$T:\ell_2\to \ell_2, T(x_1,x_2,\dotsc)=(x_1,x_2/2,x_3/3,\dotsc)$ I need to know whether it is self adjoint and unitary operator given that $x_i\in\mathbb C$
I am not able to do it please tell me how to proceed.
In my earlier post one said eigenvalues of a self adjoint operator must be real, here I tried like say $\lambda$ be an eigenvalue for $T$ then $T(x)=\lambda x$ but then $(x_1,x_2/2,x_3/3,\dotsc)=\lambda(x_1,x_2,x_3,\dotsc)$, I am lost here,
On
Hint: If $$\langle Tx, y \rangle = x_1 \overline{y_1} + \dfrac{x_2}{2} \overline{y_2} + \dfrac{x_3}{3} \overline{y_3} + \ldots = x_1 \overline{z_1} + x_2 \overline{z_2} + x_3 \overline{z_3} + \ldots = \langle x, z \rangle$$ for all $(x_1, x_2, x_3, \ldots) \in l_2$ then $z_1 = y_1$, $z_2 = \dfrac{y_2}{2}$, $z_3 = \dfrac{y_3}{3}$, $\ldots$.

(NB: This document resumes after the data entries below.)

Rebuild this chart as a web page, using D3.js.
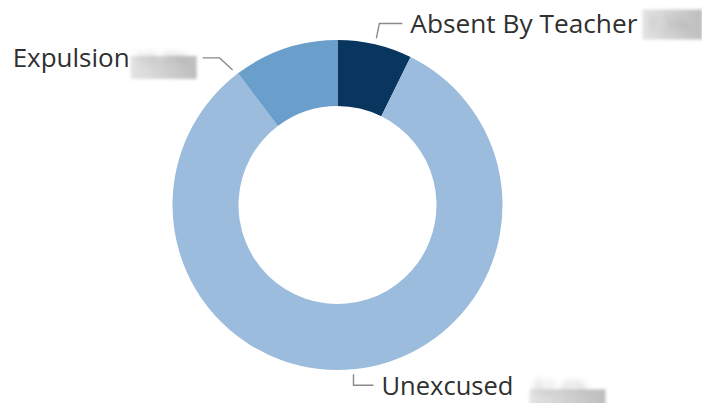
<!DOCTYPE html>
<html>
<head>
<meta charset="utf-8">
<script src="https://cdn.jsdelivr.net/npm/d3@7"></script>
<style>
  html, body { margin: 0; padding: 0; background: #fff; }
  svg { display: block; }
  .lbl { font-family: "Open Sans", sans-serif; font-size: 25.5px; fill: #303030; }
  .val { font-family: "Open Sans", sans-serif; font-size: 19px; }
</style>
</head>
<body>
<div id="chart"></div>
<script>
// data (clockwise from 12 o'clock)
const categories = ['Absent By Teacher', 'Unexcused', 'Expulsion'];
const values = [7.3, 82.4, 10.3];
const colors = ['#08365f', '#9bbcdc', '#6a9ecb'];

const width = 702, height = 403;
const cx = 337.5, cy = 205;
const outerR = 165, innerR = 99;

const svg = d3.select('#chart').append('svg')
  .attr('width', width)
  .attr('height', height);

const defs = svg.append('defs');
defs.append('filter').attr('id', 'blurBox')
  .attr('x', '-20%').attr('y', '-30%').attr('width', '140%').attr('height', '160%')
  .append('feGaussianBlur').attr('stdDeviation', 1.6);
defs.append('filter').attr('id', 'blurText')
  .attr('x', '-20%').attr('y', '-40%').attr('width', '140%').attr('height', '180%')
  .append('feGaussianBlur').attr('stdDeviation', 3);
const grad = defs.append('linearGradient').attr('id', 'smudge')
  .attr('x1', 0).attr('x2', 1).attr('y1', 0).attr('y2', 0);
grad.append('stop').attr('offset', 0).attr('stop-color', '#e4e4e4');
grad.append('stop').attr('offset', 1).attr('stop-color', '#bdbdbd');

const data = categories.map((c, i) => ({ name: c, value: values[i], color: colors[i] }));
const total = d3.sum(values);

const pie = d3.pie().sort(null).value(d => d.value);
const arc = d3.arc().innerRadius(innerR).outerRadius(outerR);
const arcs = pie(data);

const g = svg.append('g').attr('transform', `translate(${cx},${cy})`);

g.selectAll('path.slice')
  .data(arcs)
  .enter()
  .append('path')
  .attr('class', 'slice')
  .attr('d', arc)
  .attr('fill', d => d.data.color);

// label layout: where the leader leaves the ring, knee, run, text width, smudge box
const labelCfg = [
  { at: 0.5, r1: 171, knee: [3, -15], run: 23, side: 1, dy: 10, tw: 227, box: [232, -24, 60, 30] },
  { at: 0.5, r1: 170, knee: [0, 11], run: 20, side: 1, dy: 10, tw: 132, box: [148, -6, 76, 28] },
  { at: -0.02, r1: 171, knee: [-13, -12], run: 17, side: -1, dy: 9, tw: 117, box: [0, -11, 66, 23] }
];

const fmt = d3.format('.1%');

arcs.forEach((a, i) => {
  const cfg = labelCfg[i];
  const ang = a.startAngle + (a.endAngle - a.startAngle) * cfg.at;
  const p0 = [Math.sin(ang) * cfg.r1, -Math.cos(ang) * cfg.r1];
  const p1 = [p0[0] + cfg.knee[0], p0[1] + cfg.knee[1]];
  const p2 = [p1[0] + cfg.run * cfg.side, p1[1]];

  g.append('polyline')
    .attr('points', [p0, p1, p2].map(p => p.join(',')).join(' '))
    .attr('fill', 'none')
    .attr('stroke', '#8a8a8a')
    .attr('stroke-width', 1.4);

  const tx = cfg.side > 0 ? p2[0] + 8 : p2[0] - 6;
  const ty = p1[1] + cfg.dy;
  const lbl = g.append('g').attr('transform', `translate(${tx},${ty})`);

  const nameX = cfg.side > 0 ? 0 : -(cfg.box[2] + 1 + cfg.tw);
  const boxX = cfg.side > 0 ? cfg.box[0] : -cfg.box[2];

  lbl.append('text')
    .attr('class', 'lbl')
    .attr('x', nameX)
    .attr('y', 0)
    .attr('textLength', cfg.tw)
    .attr('lengthAdjust', 'spacingAndGlyphs')
    .text(a.data.name);

  // the value is redacted in the reference: blurred smudge
  lbl.append('rect')
    .attr('x', boxX)
    .attr('y', cfg.box[1])
    .attr('width', cfg.box[2])
    .attr('height', cfg.box[3])
    .attr('fill', 'url(#smudge)')
    .attr('filter', 'url(#blurBox)');
  lbl.append('text')
    .attr('class', 'val')
    .attr('x', boxX + 4)
    .attr('y', -2)
    .style('fill', '#a0a0a0')
    .attr('filter', 'url(#blurText)')
    .attr('opacity', 0.6)
    .text(fmt(a.data.value / total));
});
</script>
</body>
</html>
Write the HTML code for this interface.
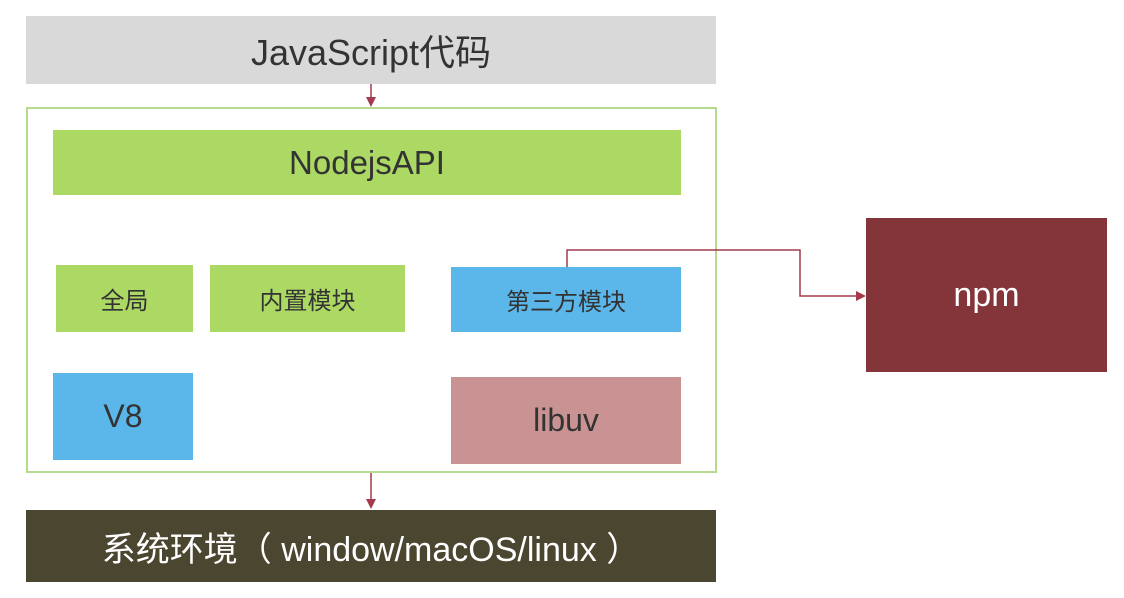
<!DOCTYPE html>
<html><head><meta charset="utf-8"><style>
body{margin:0;width:1124px;height:598px;background:#fff;position:relative;overflow:hidden;font-family:"Liberation Sans","Noto Sans CJK SC",sans-serif}
.b{position:absolute;display:flex;align-items:center;justify-content:center;box-sizing:border-box}
</style></head><body>
<div class="b" style="left:26px;top:16px;width:690px;height:68px;background:#d9d9d9;color:#333;font-size:36px">JavaScript代码</div>
<div class="b" style="left:26px;top:107px;width:691px;height:366px;border:2px solid #b5dc8e"></div>
<div class="b" style="left:53px;top:130px;width:628px;height:65px;background:#acd864;color:#333;font-size:33px">NodejsAPI</div>
<div class="b" style="left:56px;top:265px;width:137px;height:67px;background:#acd864;color:#333;font-size:24px">全局</div>
<div class="b" style="left:210px;top:265px;width:195px;height:67px;background:#acd864;color:#333;font-size:24px">内置模块</div>
<div class="b" style="left:451px;top:267px;width:230px;height:65px;background:#5bb6ea;color:#333;font-size:24px">第三方模块</div>
<div class="b" style="left:53px;top:373px;width:140px;height:87px;background:#5bb6ea;color:#333;font-size:32px">V8</div>
<div class="b" style="left:451px;top:377px;width:230px;height:87px;background:#c99394;color:#333;font-size:32px">libuv</div>
<div class="b" style="left:866px;top:218px;width:241px;height:154px;background:#84353a;color:#fff;font-size:34px">npm</div>
<div class="b" style="left:26px;top:510px;width:690px;height:72px;background:#4b4630;color:#fff;font-size:34px">系统环境（ window/macOS/linux ）</div>
<svg width="1124" height="598" style="position:absolute;left:0;top:0">
<g stroke="#a33a4e" stroke-width="1.5" fill="none">
<line x1="371" y1="84" x2="371" y2="99"/>
<line x1="371" y1="473" x2="371" y2="500"/>
<polyline points="567,267 567,250 800,250 800,296 857,296"/>
</g>
<g fill="#a33a4e">
<polygon points="366,97 376,97 371,107"/>
<polygon points="366,499 376,499 371,509"/>
<polygon points="856,291 856,301 866,296"/>
</g>
</svg>
</body></html>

First you should make sure that this is a well-defined operator, i.e. it maps $\ell^{2}$ to $\ell^{2}$. This is easy.
This is clearly not unitary as you can find by considering $||(0,1,0,0...)|| \neq ||(0,1/2,0,0...)||$.
An operator is self-adjoint iff $\langle Tx,y \rangle = \langle x,Ty\rangle$ for all $x,y \in \ell^{2}$.
Now let $x,y \in \ell^{2}$. Then
$$ \langle Tx,y \rangle = \sum\limits_{n=1}^{\infty}\frac{x_{n}}{n}\overline{y_{n}} = \sum\limits_{n=1}^{\infty}x_{n}\overline{\frac{y_{n}}{n}} = \langle x,Ty\rangle$$
which means that $T$ is self-adjoint.
Note that eigenvalues being real is a necessary condition for an operator to be self-adjoint but not sufficient. So even if you show that all the eigenvalues are real, you cannot claim that the operator is self-adjoint.